■ AVAILABLE RECORDS ■
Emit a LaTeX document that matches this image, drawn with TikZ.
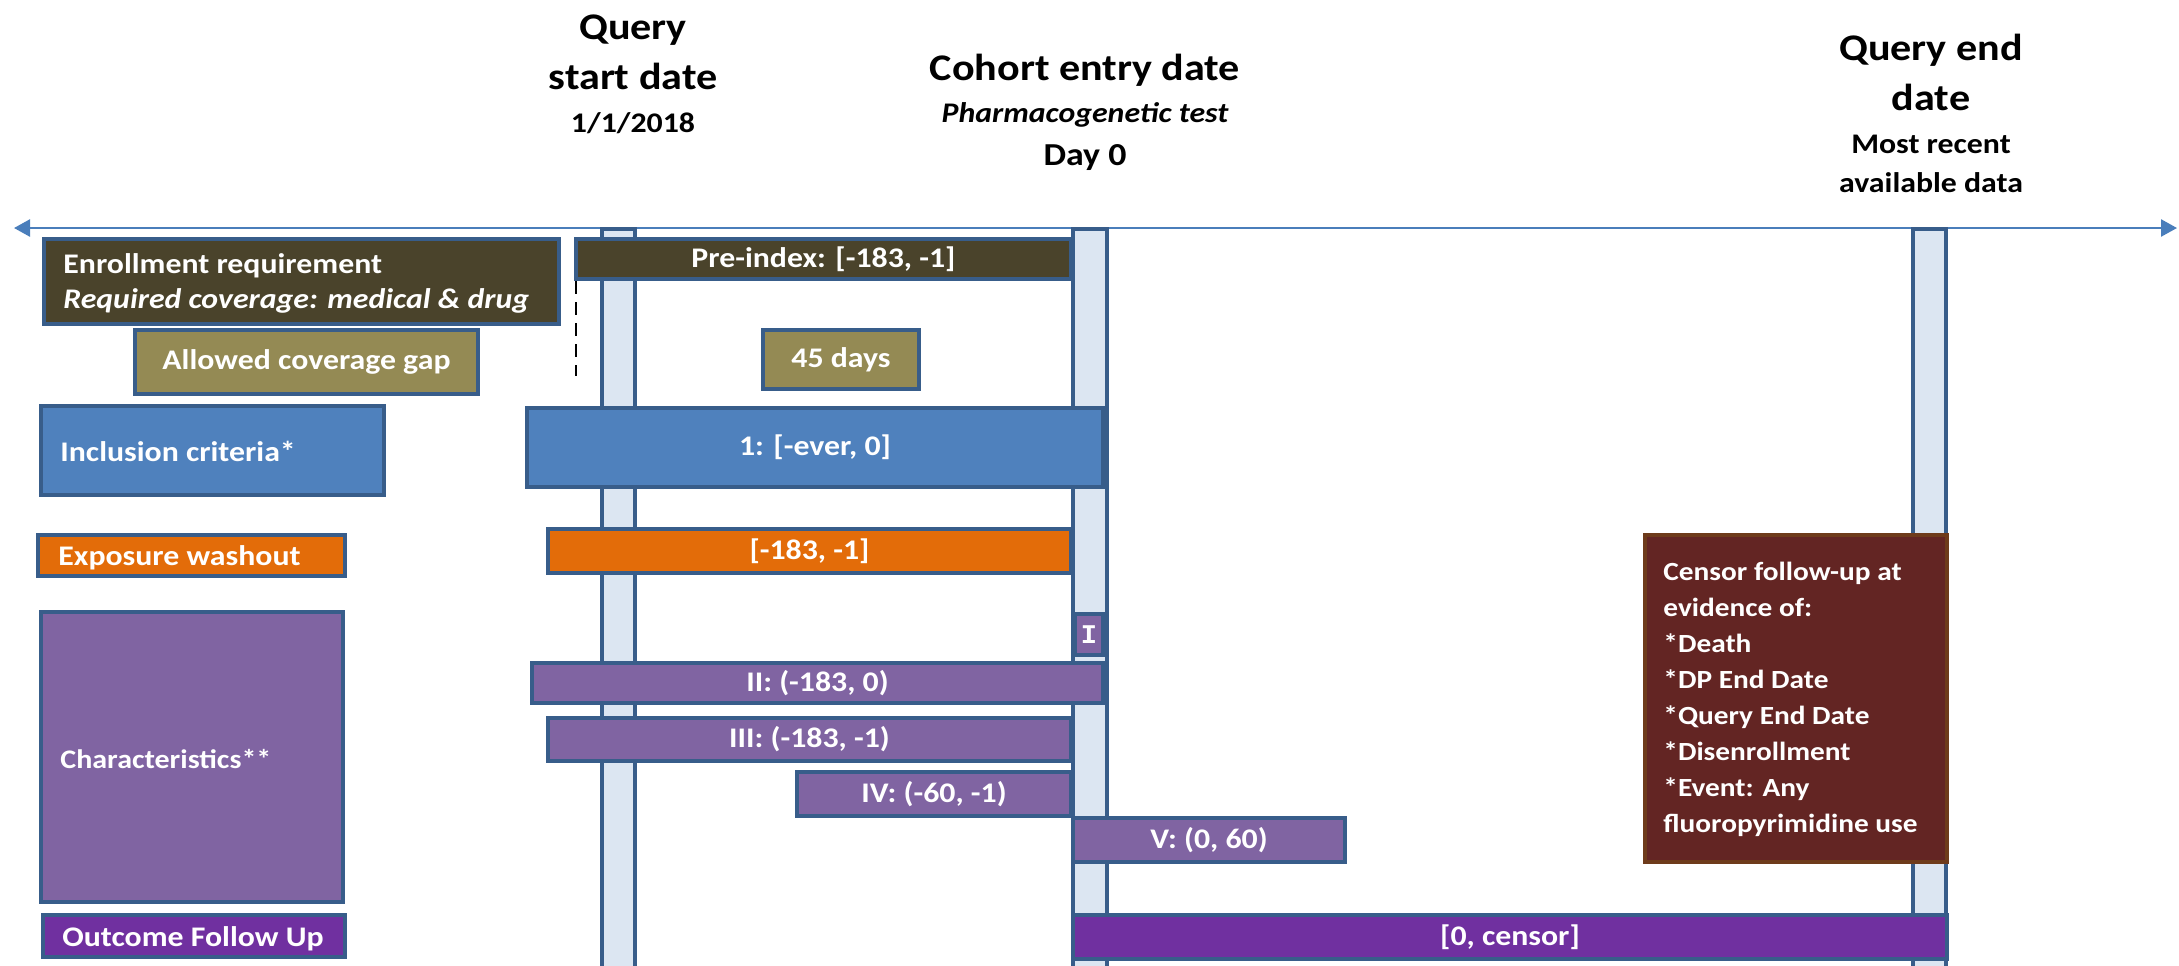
==
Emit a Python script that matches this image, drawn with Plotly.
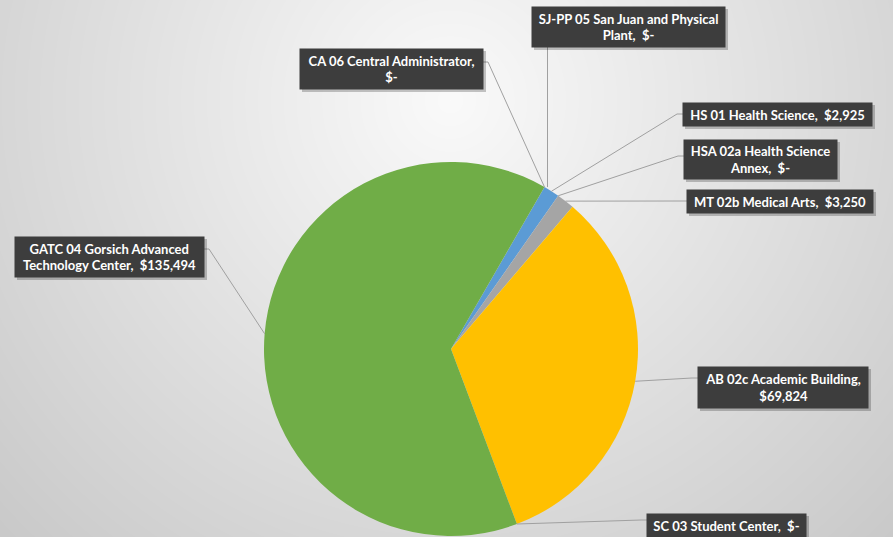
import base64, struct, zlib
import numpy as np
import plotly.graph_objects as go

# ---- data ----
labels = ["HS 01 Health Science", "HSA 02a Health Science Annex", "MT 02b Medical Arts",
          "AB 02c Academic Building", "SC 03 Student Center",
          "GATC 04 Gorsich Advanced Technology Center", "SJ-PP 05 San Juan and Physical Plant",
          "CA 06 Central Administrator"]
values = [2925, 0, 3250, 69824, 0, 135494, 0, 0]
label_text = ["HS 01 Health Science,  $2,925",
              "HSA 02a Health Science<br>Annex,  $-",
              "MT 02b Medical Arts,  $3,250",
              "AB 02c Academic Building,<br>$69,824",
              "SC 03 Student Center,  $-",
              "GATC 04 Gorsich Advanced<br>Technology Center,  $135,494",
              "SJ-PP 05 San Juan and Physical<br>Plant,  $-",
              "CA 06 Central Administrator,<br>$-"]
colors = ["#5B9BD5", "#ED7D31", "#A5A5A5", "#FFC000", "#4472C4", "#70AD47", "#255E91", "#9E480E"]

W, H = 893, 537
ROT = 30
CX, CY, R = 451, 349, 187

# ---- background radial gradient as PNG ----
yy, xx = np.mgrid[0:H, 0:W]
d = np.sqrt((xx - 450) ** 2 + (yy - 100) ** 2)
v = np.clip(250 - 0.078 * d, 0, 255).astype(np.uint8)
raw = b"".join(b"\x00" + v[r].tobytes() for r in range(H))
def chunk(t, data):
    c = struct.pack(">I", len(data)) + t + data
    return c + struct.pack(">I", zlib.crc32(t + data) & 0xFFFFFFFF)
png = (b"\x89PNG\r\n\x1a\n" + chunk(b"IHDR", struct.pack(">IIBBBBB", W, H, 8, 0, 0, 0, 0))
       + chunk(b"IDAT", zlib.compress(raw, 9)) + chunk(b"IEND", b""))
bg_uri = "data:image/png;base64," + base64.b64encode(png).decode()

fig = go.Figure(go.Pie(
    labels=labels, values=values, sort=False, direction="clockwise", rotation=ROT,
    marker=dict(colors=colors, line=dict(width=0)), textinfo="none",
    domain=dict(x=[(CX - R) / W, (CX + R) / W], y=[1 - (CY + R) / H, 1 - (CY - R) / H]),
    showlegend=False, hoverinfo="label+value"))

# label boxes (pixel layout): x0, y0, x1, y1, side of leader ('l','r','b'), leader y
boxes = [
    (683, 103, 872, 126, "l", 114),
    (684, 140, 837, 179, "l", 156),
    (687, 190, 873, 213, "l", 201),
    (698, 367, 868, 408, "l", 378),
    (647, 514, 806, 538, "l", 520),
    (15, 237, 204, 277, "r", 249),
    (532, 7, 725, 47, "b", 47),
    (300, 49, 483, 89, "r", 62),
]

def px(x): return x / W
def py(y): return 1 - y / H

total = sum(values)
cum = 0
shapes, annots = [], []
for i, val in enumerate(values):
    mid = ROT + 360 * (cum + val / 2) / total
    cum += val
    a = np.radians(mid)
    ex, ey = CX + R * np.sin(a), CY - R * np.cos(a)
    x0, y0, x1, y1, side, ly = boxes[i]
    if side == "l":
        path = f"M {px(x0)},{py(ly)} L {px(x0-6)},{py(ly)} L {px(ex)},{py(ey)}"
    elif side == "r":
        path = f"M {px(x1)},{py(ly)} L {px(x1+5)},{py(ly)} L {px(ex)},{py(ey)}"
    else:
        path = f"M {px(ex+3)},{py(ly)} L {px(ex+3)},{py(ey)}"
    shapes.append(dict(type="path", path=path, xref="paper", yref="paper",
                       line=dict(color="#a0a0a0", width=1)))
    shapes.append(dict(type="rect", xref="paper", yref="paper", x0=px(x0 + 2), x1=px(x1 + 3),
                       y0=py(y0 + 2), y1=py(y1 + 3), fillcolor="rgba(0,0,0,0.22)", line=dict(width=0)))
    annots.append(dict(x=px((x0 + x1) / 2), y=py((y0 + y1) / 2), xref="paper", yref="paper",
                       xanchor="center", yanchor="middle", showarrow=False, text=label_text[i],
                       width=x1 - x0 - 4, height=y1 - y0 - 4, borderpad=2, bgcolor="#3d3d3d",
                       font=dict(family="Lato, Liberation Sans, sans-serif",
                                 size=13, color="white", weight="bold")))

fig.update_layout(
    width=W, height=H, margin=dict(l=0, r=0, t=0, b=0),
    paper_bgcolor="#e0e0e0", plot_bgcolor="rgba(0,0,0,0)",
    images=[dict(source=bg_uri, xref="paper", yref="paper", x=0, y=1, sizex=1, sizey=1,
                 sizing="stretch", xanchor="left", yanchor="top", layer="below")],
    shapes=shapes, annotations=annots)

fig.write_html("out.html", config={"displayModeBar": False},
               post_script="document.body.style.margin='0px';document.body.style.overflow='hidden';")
--
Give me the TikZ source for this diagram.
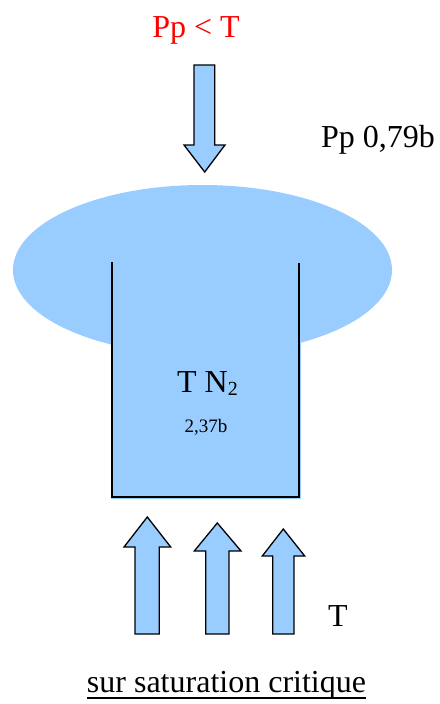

■ WRITTEN EXERCISE ■
Copy word for word only the lines above from the one with "Emit a Python" through the one with "import plotly.graph_objects as go". Leave pictures out.

■ THE REPLY ■
Emit a Python script that matches this image, drawn with Plotly.
import base64, struct, zlib
import numpy as np
import plotly.graph_objects as go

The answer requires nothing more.